B: Apa buktinya mereka ditindas?
A: Lho kamu tidak lihat, mereka saat ini tinggal di pengungsian, kelaparan, kedinginan. Itu karena lari dari penindasan setan Assad! Kasian sekali mereka! Ini liat, ada fotonya, anak-anak kurus kering kelaparan. Ayo kita infakkan sebagian harta kita untuk membantu mereka!
(6) Argumentum ad Populum adalah beragumen dengan berdasarkan “banyak orang yang mengatakan hal itu.”
Contoh:
A: “Qaddafi itu pemimpin zalim! Memang layak ditumbangkan oleh mujahidin!”

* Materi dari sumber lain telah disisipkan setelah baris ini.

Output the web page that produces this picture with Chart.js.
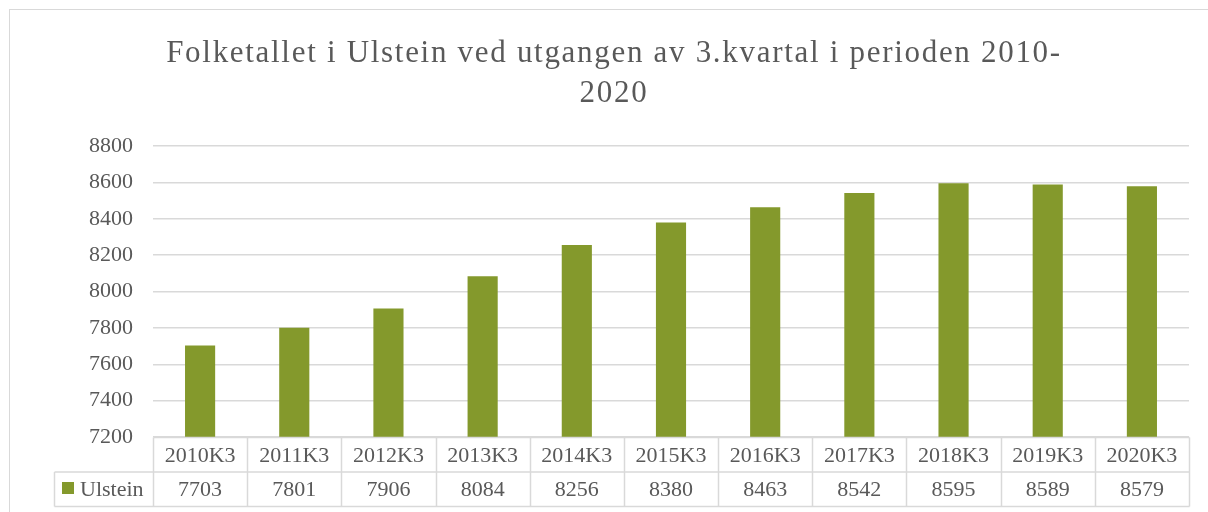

B: Apa buktinya? Kalau dia zalim kok bisa Libya jadi negara dengan kualitas pembangunan manusianya terbaik se-Afrika? Kok bisa semua digratiskan, kesehatan, pendidikan, dll.
A: Semua ustadz dan ustadzah kita bilang demikian kok!
.
(7) Fallacy Ignoratio Elenchi: kesimpulan yang diambil dari premis tidak relevan.
Contoh:
“Dia itu ustadz besar lho! Hafal Quran! Tidak mungkin dia melakukan kejahatan tersebut!”
“Anda saksikan sendiri, para anggota HTI itu pintar-pintar, sholeh, rajin mengaji, ga suka pacaran... mana mungkin mereka merencanakan makar pada NKRI?”
Itu adalah sedikit contoh-contoh dari falasi. Ada banyak falasi lainnya yang bisa anda pelajari sendiri. Tapi semoga dari yang sedikit ini saja, setidaknya, kita semakin kritis dan berhati-hati dalam menerima informasi.